Request:
Retype word for word the lines lying between the line containing "Generate a LaTeX" and the line containing "(ibut2) at (622,105)", together with those two lines themselves, and nothing besides.

Extracted data entries:
^^^^^^^^^^^^^^^^

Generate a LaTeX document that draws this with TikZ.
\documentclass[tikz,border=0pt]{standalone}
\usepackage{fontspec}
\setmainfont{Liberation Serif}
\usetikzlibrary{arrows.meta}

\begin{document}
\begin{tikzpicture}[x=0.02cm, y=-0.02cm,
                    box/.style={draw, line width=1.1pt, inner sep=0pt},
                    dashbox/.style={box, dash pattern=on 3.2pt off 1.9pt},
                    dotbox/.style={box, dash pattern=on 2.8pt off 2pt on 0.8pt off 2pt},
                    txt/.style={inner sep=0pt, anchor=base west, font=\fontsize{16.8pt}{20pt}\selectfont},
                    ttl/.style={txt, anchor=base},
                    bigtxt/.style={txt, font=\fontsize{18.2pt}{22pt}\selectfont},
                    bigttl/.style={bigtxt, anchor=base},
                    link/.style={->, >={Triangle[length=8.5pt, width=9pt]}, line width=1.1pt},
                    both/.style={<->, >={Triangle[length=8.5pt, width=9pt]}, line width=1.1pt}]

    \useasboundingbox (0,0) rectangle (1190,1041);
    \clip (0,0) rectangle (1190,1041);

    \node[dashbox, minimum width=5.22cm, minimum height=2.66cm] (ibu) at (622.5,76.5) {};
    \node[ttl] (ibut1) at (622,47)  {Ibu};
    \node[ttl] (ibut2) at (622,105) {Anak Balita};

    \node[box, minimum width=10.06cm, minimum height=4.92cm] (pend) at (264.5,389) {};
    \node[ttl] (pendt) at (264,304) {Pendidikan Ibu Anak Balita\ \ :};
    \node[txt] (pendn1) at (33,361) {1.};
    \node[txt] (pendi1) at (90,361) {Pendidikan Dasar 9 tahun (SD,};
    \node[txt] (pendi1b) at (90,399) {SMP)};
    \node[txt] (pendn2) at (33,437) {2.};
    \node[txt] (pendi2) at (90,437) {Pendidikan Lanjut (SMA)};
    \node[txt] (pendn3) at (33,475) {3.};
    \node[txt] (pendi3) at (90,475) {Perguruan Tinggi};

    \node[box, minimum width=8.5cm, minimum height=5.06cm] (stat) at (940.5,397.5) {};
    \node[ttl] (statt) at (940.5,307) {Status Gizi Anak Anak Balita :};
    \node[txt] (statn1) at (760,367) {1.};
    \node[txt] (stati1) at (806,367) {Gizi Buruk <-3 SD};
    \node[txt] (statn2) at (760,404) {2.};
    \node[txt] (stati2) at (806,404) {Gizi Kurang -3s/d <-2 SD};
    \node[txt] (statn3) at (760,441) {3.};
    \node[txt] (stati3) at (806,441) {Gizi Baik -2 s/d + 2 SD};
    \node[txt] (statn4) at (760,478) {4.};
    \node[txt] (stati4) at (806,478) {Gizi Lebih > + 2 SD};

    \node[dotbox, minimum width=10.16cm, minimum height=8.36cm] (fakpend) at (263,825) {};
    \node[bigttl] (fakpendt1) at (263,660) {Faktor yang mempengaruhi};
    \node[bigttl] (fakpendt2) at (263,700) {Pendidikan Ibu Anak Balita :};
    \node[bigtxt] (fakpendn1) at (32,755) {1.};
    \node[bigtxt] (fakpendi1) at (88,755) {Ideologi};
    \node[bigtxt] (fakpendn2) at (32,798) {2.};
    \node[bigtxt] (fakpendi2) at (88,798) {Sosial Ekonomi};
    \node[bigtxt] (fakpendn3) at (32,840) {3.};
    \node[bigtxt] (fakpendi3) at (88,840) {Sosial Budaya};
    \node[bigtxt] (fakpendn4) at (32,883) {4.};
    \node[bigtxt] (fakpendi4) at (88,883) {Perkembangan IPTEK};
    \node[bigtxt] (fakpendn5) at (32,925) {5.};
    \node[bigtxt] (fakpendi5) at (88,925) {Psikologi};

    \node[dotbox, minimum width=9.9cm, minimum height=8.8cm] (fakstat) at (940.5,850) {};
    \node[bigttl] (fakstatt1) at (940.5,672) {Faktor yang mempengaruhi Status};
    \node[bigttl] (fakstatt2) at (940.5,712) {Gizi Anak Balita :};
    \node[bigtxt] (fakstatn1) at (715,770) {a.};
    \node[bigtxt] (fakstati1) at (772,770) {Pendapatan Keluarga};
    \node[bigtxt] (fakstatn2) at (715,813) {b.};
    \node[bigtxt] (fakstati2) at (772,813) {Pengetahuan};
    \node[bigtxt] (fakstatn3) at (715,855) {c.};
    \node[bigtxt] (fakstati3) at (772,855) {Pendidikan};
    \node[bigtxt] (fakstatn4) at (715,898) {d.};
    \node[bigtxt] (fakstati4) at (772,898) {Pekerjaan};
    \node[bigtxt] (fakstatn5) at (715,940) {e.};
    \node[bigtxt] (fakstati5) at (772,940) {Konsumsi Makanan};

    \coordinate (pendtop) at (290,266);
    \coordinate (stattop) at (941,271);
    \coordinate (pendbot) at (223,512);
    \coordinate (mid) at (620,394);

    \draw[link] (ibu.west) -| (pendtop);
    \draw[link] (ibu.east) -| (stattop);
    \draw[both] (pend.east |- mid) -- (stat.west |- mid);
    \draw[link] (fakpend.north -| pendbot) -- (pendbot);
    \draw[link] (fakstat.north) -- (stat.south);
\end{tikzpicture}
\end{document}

^^^^^^^^^^^^^^^^

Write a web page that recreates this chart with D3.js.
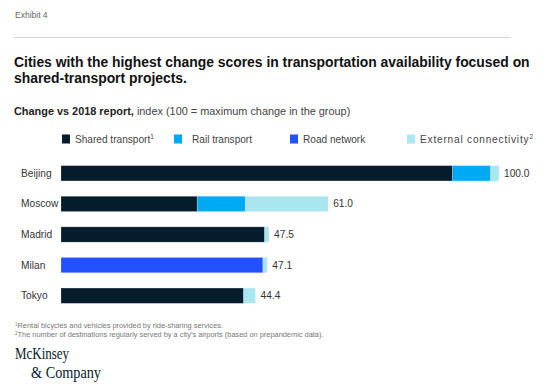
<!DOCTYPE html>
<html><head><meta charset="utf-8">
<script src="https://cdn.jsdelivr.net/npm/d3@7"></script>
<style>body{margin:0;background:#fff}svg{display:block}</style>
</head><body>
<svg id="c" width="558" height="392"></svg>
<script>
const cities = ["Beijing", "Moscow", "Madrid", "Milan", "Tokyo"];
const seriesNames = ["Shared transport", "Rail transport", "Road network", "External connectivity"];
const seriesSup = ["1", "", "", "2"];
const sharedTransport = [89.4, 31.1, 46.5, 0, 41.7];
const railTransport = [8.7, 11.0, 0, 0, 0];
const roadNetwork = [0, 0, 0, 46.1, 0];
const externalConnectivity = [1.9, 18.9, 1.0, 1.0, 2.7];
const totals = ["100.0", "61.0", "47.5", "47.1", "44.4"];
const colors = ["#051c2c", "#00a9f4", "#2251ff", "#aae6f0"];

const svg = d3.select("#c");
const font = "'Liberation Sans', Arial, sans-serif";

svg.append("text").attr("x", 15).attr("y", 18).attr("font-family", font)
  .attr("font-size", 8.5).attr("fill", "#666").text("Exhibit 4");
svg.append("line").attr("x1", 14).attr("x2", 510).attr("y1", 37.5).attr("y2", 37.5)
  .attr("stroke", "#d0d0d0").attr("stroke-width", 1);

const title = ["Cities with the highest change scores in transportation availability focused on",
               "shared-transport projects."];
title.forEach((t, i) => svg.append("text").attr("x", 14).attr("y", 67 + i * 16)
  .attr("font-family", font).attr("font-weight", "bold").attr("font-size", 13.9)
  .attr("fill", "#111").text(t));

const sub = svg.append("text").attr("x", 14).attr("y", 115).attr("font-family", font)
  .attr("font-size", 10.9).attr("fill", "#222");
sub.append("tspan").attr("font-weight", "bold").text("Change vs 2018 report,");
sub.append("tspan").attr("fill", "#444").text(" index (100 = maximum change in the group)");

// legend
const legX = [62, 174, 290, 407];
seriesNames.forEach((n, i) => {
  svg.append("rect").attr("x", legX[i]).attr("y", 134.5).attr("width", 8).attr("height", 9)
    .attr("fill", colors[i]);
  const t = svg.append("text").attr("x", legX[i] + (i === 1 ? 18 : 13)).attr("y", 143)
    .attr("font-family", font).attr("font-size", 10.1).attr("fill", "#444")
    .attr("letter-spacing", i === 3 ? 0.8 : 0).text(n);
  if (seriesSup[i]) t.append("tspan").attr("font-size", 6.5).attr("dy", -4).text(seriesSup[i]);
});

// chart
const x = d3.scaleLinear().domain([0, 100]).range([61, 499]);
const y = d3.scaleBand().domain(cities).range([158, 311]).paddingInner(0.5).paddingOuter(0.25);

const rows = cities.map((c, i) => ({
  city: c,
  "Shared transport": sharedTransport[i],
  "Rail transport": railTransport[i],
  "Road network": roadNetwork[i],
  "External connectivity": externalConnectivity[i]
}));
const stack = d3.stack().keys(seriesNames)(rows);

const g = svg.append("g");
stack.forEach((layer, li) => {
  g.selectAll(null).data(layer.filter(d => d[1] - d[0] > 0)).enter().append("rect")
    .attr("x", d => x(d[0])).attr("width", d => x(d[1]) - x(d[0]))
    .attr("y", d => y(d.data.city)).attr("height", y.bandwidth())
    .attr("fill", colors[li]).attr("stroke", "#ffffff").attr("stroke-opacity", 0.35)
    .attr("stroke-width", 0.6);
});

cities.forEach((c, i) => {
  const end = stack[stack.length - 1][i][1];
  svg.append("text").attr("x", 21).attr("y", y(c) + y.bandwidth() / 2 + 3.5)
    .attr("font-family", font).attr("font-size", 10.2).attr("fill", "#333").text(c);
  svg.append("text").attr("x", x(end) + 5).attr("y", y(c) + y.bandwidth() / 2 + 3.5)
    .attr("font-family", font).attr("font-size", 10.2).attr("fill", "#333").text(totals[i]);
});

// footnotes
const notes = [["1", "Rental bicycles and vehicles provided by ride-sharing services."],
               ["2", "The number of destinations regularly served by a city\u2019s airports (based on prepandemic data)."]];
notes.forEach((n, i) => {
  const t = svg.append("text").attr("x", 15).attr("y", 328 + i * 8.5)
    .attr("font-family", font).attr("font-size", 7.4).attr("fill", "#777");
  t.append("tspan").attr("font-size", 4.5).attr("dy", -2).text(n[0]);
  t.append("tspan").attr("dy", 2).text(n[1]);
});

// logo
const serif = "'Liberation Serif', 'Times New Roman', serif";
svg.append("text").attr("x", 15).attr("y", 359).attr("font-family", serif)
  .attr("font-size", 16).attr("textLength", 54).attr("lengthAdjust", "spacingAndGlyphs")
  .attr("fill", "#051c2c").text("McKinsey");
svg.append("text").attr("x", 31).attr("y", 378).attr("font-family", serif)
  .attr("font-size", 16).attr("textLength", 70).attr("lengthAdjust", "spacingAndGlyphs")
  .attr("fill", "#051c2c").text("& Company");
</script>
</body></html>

^^^^^^^^^^^^^^^^

Solution below:
Generate a LaTeX document that draws this with TikZ.
\documentclass[tikz,border=0pt]{standalone}
\usepackage{fontspec}
\setmainfont{Liberation Serif}
\usetikzlibrary{arrows.meta}

\begin{document}
\begin{tikzpicture}[x=0.02cm, y=-0.02cm,
                    box/.style={draw, line width=1.1pt, inner sep=0pt},
                    dashbox/.style={box, dash pattern=on 3.2pt off 1.9pt},
                    dotbox/.style={box, dash pattern=on 2.8pt off 2pt on 0.8pt off 2pt},
                    txt/.style={inner sep=0pt, anchor=base west, font=\fontsize{16.8pt}{20pt}\selectfont},
                    ttl/.style={txt, anchor=base},
                    bigtxt/.style={txt, font=\fontsize{18.2pt}{22pt}\selectfont},
                    bigttl/.style={bigtxt, anchor=base},
                    link/.style={->, >={Triangle[length=8.5pt, width=9pt]}, line width=1.1pt},
                    both/.style={<->, >={Triangle[length=8.5pt, width=9pt]}, line width=1.1pt}]

    \useasboundingbox (0,0) rectangle (1190,1041);
    \clip (0,0) rectangle (1190,1041);

    \node[dashbox, minimum width=5.22cm, minimum height=2.66cm] (ibu) at (622.5,76.5) {};
    \node[ttl] (ibut1) at (622,47)  {Ibu};
    \node[ttl] (ibut2) at (622,105) {Anak Balita};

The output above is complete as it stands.